PROBLEM TO WORK ON
The entries below should be quoted exactly, with no pictures carried over.

RECORDS SHOWN
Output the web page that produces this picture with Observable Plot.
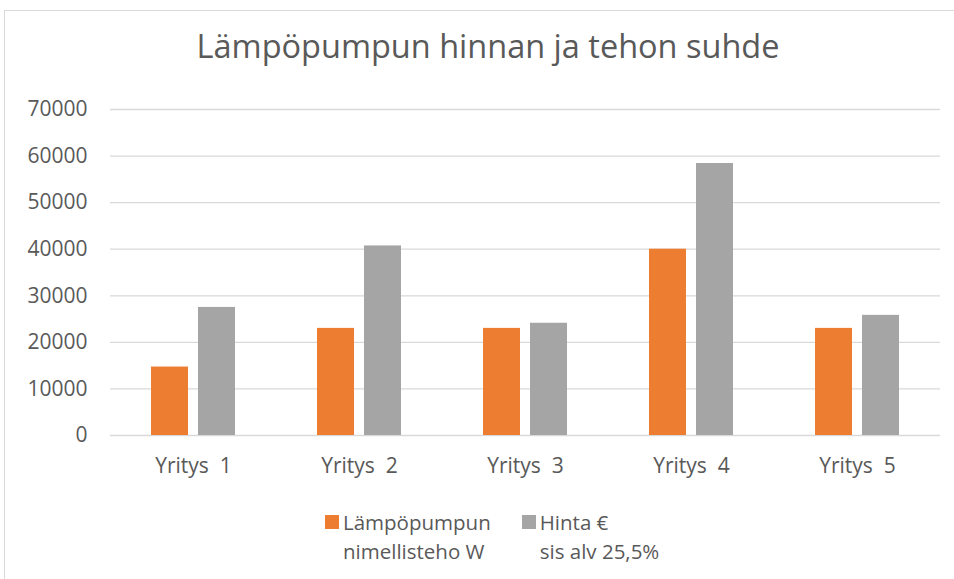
<!DOCTYPE html>
<html>
<head>
<meta charset="utf-8">
<script src="https://cdn.jsdelivr.net/npm/d3@7"></script>
<script src="https://cdn.jsdelivr.net/npm/@observablehq/plot@0.6"></script>
<style>
  html, body { margin: 0; padding: 0; background: #fff; }
  #wrap { position: relative; width: 954px; height: 579px; overflow: hidden; font-family: "Open Sans", sans-serif; color: #595959; }
  #frame { position: absolute; left: 4px; top: 10px; width: 1000px; height: 700px; border: 1px solid #d9d9d9; box-sizing: border-box; }
  #title { position: absolute; left: 0; width: 976px; top: 26px; text-align: center; font-size: 32.5px; line-height: 40px; color: #595959; }
  #chart { position: absolute; left: 0; top: 0; }
  #chart svg text { white-space: pre; }
  #legend { position: absolute; left: 325px; top: 508px; display: flex; gap: 31px; font-size: 20.5px; line-height: 29px; color: #595959; }
  .item { display: flex; align-items: flex-start; }
  .sw { width: 14px; height: 14px; margin-top: 7px; margin-right: 4px; flex: none; }
</style>
</head>
<body>
<div id="wrap">
  <div id="frame"></div>
  <div id="title">Lämpöpumpun hinnan ja tehon suhde</div>
  <div id="chart"></div>
  <div id="legend"></div>
</div>
<script>
const companies = ["Yritys  1", "Yritys  2", "Yritys  3", "Yritys  4", "Yritys  5"];
const legendLines = [["Lämpöpumpun", "nimellisteho W"], ["Hinta €", "sis alv 25,5%"]];
const seriesNames = legendLines.map(l => l.join(" "));
const powerW = [14700, 23000, 23000, 40000, 23000];
const priceEur = [27500, 40700, 24100, 58400, 25800];
const yTicks = [0, 10000, 20000, 30000, 40000, 50000, 60000, 70000];
const colors = ["#ED7D31", "#A5A5A5"];

const data = companies.flatMap((c, i) => [
  {company: c, series: seriesNames[0], value: powerW[i]},
  {company: c, series: seriesNames[1], value: priceEur[i]}
]);

const chart = Plot.plot({
  width: 954,
  height: 500,
  marginLeft: 109,
  marginRight: 14,
  marginTop: 109,
  marginBottom: 65,
  style: {fontFamily: "Open Sans", fontSize: "21px", color: "#595959", background: "transparent", overflow: "visible"},
  fx: {domain: companies, padding: 0, label: null, tickSize: 0, tickPadding: 23, axis: "bottom"},
  x: {domain: seriesNames, axis: null, paddingInner: 0.214, paddingOuter: 0.849},
  y: {domain: [0, 70000], ticks: yTicks, tickSize: 0, tickPadding: 23, label: null, tickFormat: d => String(d)},
  color: {domain: seriesNames, range: colors},
  marks: [
    Plot.ruleY(yTicks, {stroke: "#d9d9d9", strokeWidth: 1.3}),
    Plot.barY(data, {fx: "company", x: "series", y: "value", fill: "series"})
  ]
});
document.getElementById("chart").appendChild(chart);

const legend = document.getElementById("legend");
legendLines.forEach((lines, i) => {
  const item = document.createElement("div");
  item.className = "item";
  const sw = document.createElement("div");
  sw.className = "sw";
  sw.style.background = colors[i];
  const txt = document.createElement("div");
  txt.innerHTML = lines.join("<br>");
  item.appendChild(sw);
  item.appendChild(txt);
  legend.appendChild(item);
});
</script>
</body>
</html>
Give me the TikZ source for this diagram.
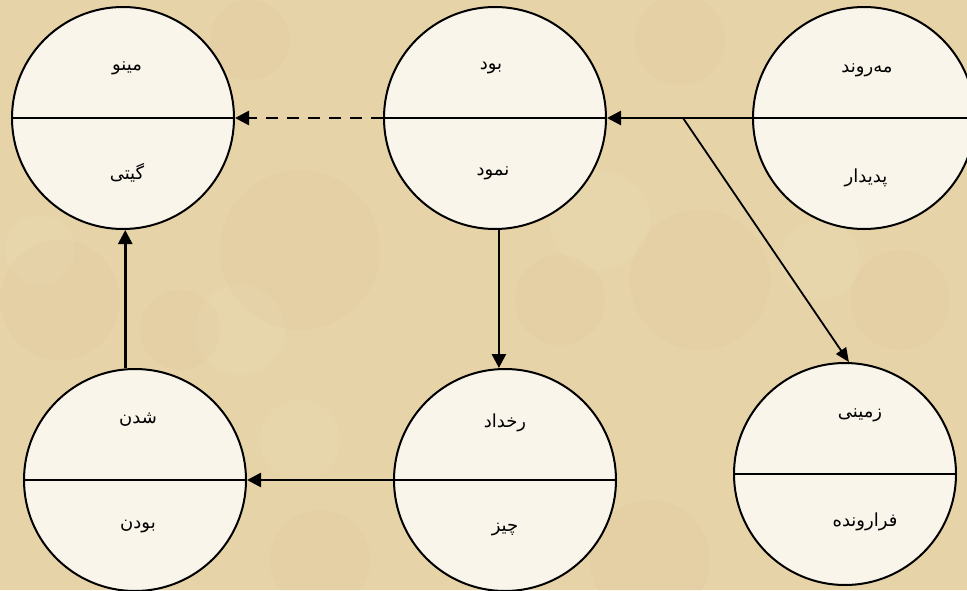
\documentclass[tikz,border=0pt]{standalone}
\usepackage{fontspec}
\usetikzlibrary{arrows.meta}
\TeXXeTstate=1
\newfontfamily\arabicfont[Script=Arabic]{DejaVu Sans}
\definecolor{parch}{RGB}{230,211,168}
\definecolor{parchdark}{RGB}{212,188,138}
\definecolor{parchlight}{RGB}{240,226,192}
\definecolor{cream}{RGB}{249,245,234}
\begin{document}
\begin{tikzpicture}[x=1pt,y=-1pt,
  disc/.style={circle, draw=black, line width=2pt, fill=cream, minimum size=222pt, inner sep=0pt},
  lbl/.style={font=\arabicfont\fontsize{18}{22}\selectfont},
  divider/.style={line width=2pt},
  conn/.style={line width=2.6pt, -{Triangle[length=14pt,width=14pt]}},
  thinconn/.style={line width=1.8pt, -{Triangle[length=14pt,width=12pt]}},
]
\useasboundingbox (0,0) rectangle (967,590);
\clip (0,0) rectangle (967,590);
\fill[parch] (0,0) rectangle (967,590);
% faint texture
\foreach \x/\y/\r in {60/300/60, 300/250/80, 700/280/70, 320/560/50, 650/560/60, 900/300/50, 250/40/40, 680/40/45, 180/330/40, 560/300/45}
  \fill[parchdark, opacity=0.1] (\x,\y) circle (\r);
\foreach \x/\y/\r in {240/330/45, 600/220/50, 820/260/40, 40/250/35, 300/440/40}
  \fill[parchlight, opacity=0.15] (\x,\y) circle (\r);

% circles
\node[disc] (minu) at (123,118) {};
\node[disc] (bud) at (495,118) {};
\node[disc] (marwand) at (864,118) {};
\node[disc] (shodan) at (135,480) {};
\node[disc] (rokh) at (505,480) {};
\node[disc] (zamini) at (845,474) {};

\foreach \n in {minu,bud,marwand,shodan,rokh,zamini}
  \draw[divider] (\n.west) -- (\n.east);

% labels
\node[lbl] (minuT) at (127,68) {\beginR مینو\endR};
\node[lbl] (minuB) at (127,173) {\beginR گیتی\endR};
\node[lbl] (budT) at (491,68) {\beginR بود\endR};
\node[lbl] (budB) at (493,173) {\beginR نمود\endR};
\node[lbl] (marT) at (867,70) {\beginR مه‌روند\endR};
\node[lbl] (marB) at (866,178) {\beginR پدیدار\endR};
\node[lbl] (shoT) at (138,420) {\beginR شدن\endR};
\node[lbl] (shoB) at (138,527) {\beginR بودن\endR};
\node[lbl] (rokhT) at (505,423) {\beginR رخداد\endR};
\node[lbl] (rokhB) at (505,530) {\beginR چیز\endR};
\node[lbl] (zamT) at (860,415) {\beginR زمینی\endR};
\node[lbl] (zamB) at (865,522) {\beginR فرارونده\endR};

% connectors
\draw[conn, dash pattern=on 12pt off 9pt] (bud.west) -- (minu.east);
\draw[conn] (marwand.west) -- (bud.east);
\coordinate (branch) at (683,118);
\draw[thinconn] (branch) -- (zamini.88);
\draw[conn] (bud.-88) -- (bud.-88 |- rokh.north);
\draw[conn] (rokh.west) -- (shodan.east);
\draw[conn] (shodan.95) -- (shodan.95 |- minu.south);
\end{tikzpicture}
\end{document}
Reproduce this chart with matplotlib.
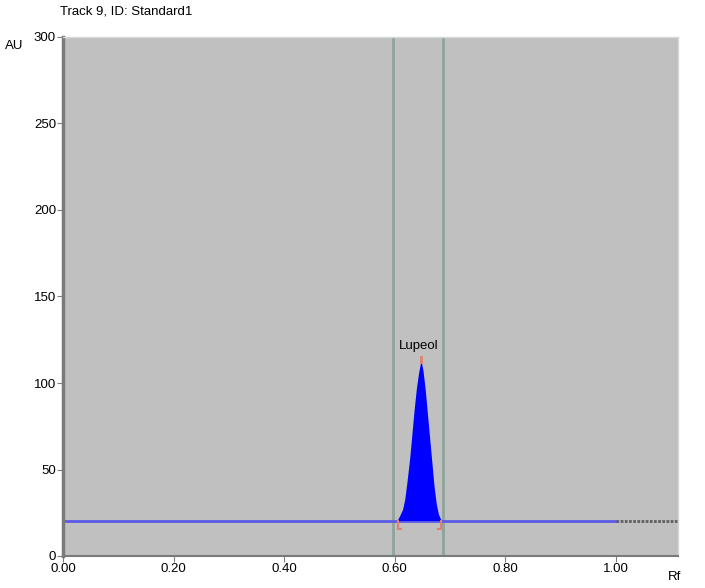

TASK RESPONSE
Output the web page that produces this picture with Observable Plot.
<!DOCTYPE html>
<html>
<head>
<meta charset="utf-8">
<script src="https://cdn.jsdelivr.net/npm/d3@7"></script>
<script src="https://cdn.jsdelivr.net/npm/@observablehq/plot@0.6"></script>
<style>
  html, body { margin: 0; padding: 0; background: #fff; }
  #wrap { position: relative; width: 954px; height: 579px; overflow: hidden; font-family: "Open Sans", sans-serif; color: #595959; }
  #frame { position: absolute; left: 4px; top: 10px; width: 1000px; height: 700px; border: 1px solid #d9d9d9; box-sizing: border-box; }
  #title { position: absolute; left: 0; width: 976px; top: 26px; text-align: center; font-size: 32.5px; line-height: 40px; color: #595959; }
  #chart { position: absolute; left: 0; top: 0; }
  #chart svg text { white-space: pre; }
  #legend { position: absolute; left: 325px; top: 508px; display: flex; gap: 31px; font-size: 20.5px; line-height: 29px; color: #595959; }
  .item { display: flex; align-items: flex-start; }
  .sw { width: 14px; height: 14px; margin-top: 7px; margin-right: 4px; flex: none; }
</style>
</head>
<body>
<div id="wrap">
  <div id="frame"></div>
  <div id="title">Lämpöpumpun hinnan ja tehon suhde</div>
  <div id="chart"></div>
  <div id="legend"></div>
</div>
<script>
const companies = ["Yritys  1", "Yritys  2", "Yritys  3", "Yritys  4", "Yritys  5"];
const legendLines = [["Lämpöpumpun", "nimellisteho W"], ["Hinta €", "sis alv 25,5%"]];
const seriesNames = legendLines.map(l => l.join(" "));
const powerW = [14700, 23000, 23000, 40000, 23000];
const priceEur = [27500, 40700, 24100, 58400, 25800];
const yTicks = [0, 10000, 20000, 30000, 40000, 50000, 60000, 70000];
const colors = ["#ED7D31", "#A5A5A5"];

const data = companies.flatMap((c, i) => [
  {company: c, series: seriesNames[0], value: powerW[i]},
  {company: c, series: seriesNames[1], value: priceEur[i]}
]);

const chart = Plot.plot({
  width: 954,
  height: 500,
  marginLeft: 109,
  marginRight: 14,
  marginTop: 109,
  marginBottom: 65,
  style: {fontFamily: "Open Sans", fontSize: "21px", color: "#595959", background: "transparent", overflow: "visible"},
  fx: {domain: companies, padding: 0, label: null, tickSize: 0, tickPadding: 23, axis: "bottom"},
  x: {domain: seriesNames, axis: null, paddingInner: 0.214, paddingOuter: 0.849},
  y: {domain: [0, 70000], ticks: yTicks, tickSize: 0, tickPadding: 23, label: null, tickFormat: d => String(d)},
  color: {domain: seriesNames, range: colors},
  marks: [
    Plot.ruleY(yTicks, {stroke: "#d9d9d9", strokeWidth: 1.3}),
    Plot.barY(data, {fx: "company", x: "series", y: "value", fill: "series"})
  ]
});
document.getElementById("chart").appendChild(chart);

const legend = document.getElementById("legend");
legendLines.forEach((lines, i) => {
  const item = document.createElement("div");
  item.className = "item";
  const sw = document.createElement("div");
  sw.className = "sw";
  sw.style.background = colors[i];
  const txt = document.createElement("div");
  txt.innerHTML = lines.join("<br>");
  item.appendChild(sw);
  item.appendChild(txt);
  legend.appendChild(item);
});
</script>
</body>
</html>
Give me the TikZ source for this diagram.
\documentclass[tikz,border=0pt]{standalone}
\usepackage{fontspec}
\usetikzlibrary{arrows.meta}
\TeXXeTstate=1
\newfontfamily\arabicfont[Script=Arabic]{DejaVu Sans}
\definecolor{parch}{RGB}{230,211,168}
\definecolor{parchdark}{RGB}{212,188,138}
\definecolor{parchlight}{RGB}{240,226,192}
\definecolor{cream}{RGB}{249,245,234}
\begin{document}
\begin{tikzpicture}[x=1pt,y=-1pt,
  disc/.style={circle, draw=black, line width=2pt, fill=cream, minimum size=222pt, inner sep=0pt},
  lbl/.style={font=\arabicfont\fontsize{18}{22}\selectfont},
  divider/.style={line width=2pt},
  conn/.style={line width=2.6pt, -{Triangle[length=14pt,width=14pt]}},
  thinconn/.style={line width=1.8pt, -{Triangle[length=14pt,width=12pt]}},
]
\useasboundingbox (0,0) rectangle (967,590);
\clip (0,0) rectangle (967,590);
\fill[parch] (0,0) rectangle (967,590);
% faint texture
\foreach \x/\y/\r in {60/300/60, 300/250/80, 700/280/70, 320/560/50, 650/560/60, 900/300/50, 250/40/40, 680/40/45, 180/330/40, 560/300/45}
  \fill[parchdark, opacity=0.1] (\x,\y) circle (\r);
\foreach \x/\y/\r in {240/330/45, 600/220/50, 820/260/40, 40/250/35, 300/440/40}
  \fill[parchlight, opacity=0.15] (\x,\y) circle (\r);

% circles
\node[disc] (minu) at (123,118) {};
\node[disc] (bud) at (495,118) {};
\node[disc] (marwand) at (864,118) {};
\node[disc] (shodan) at (135,480) {};
\node[disc] (rokh) at (505,480) {};
\node[disc] (zamini) at (845,474) {};

\foreach \n in {minu,bud,marwand,shodan,rokh,zamini}
  \draw[divider] (\n.west) -- (\n.east);

% labels
\node[lbl] (minuT) at (127,68) {\beginR مینو\endR};
\node[lbl] (minuB) at (127,173) {\beginR گیتی\endR};
\node[lbl] (budT) at (491,68) {\beginR بود\endR};
\node[lbl] (budB) at (493,173) {\beginR نمود\endR};
\node[lbl] (marT) at (867,70) {\beginR مه‌روند\endR};
\node[lbl] (marB) at (866,178) {\beginR پدیدار\endR};
\node[lbl] (shoT) at (138,420) {\beginR شدن\endR};
\node[lbl] (shoB) at (138,527) {\beginR بودن\endR};
\node[lbl] (rokhT) at (505,423) {\beginR رخداد\endR};
\node[lbl] (rokhB) at (505,530) {\beginR چیز\endR};
\node[lbl] (zamT) at (860,415) {\beginR زمینی\endR};
\node[lbl] (zamB) at (865,522) {\beginR فرارونده\endR};

% connectors
\draw[conn, dash pattern=on 12pt off 9pt] (bud.west) -- (minu.east);
\draw[conn] (marwand.west) -- (bud.east);
\coordinate (branch) at (683,118);
\draw[thinconn] (branch) -- (zamini.88);
\draw[conn] (bud.-88) -- (bud.-88 |- rokh.north);
\draw[conn] (rokh.west) -- (shodan.east);
\draw[conn] (shodan.95) -- (shodan.95 |- minu.south);
\end{tikzpicture}
\end{document}
Reproduce this chart with matplotlib.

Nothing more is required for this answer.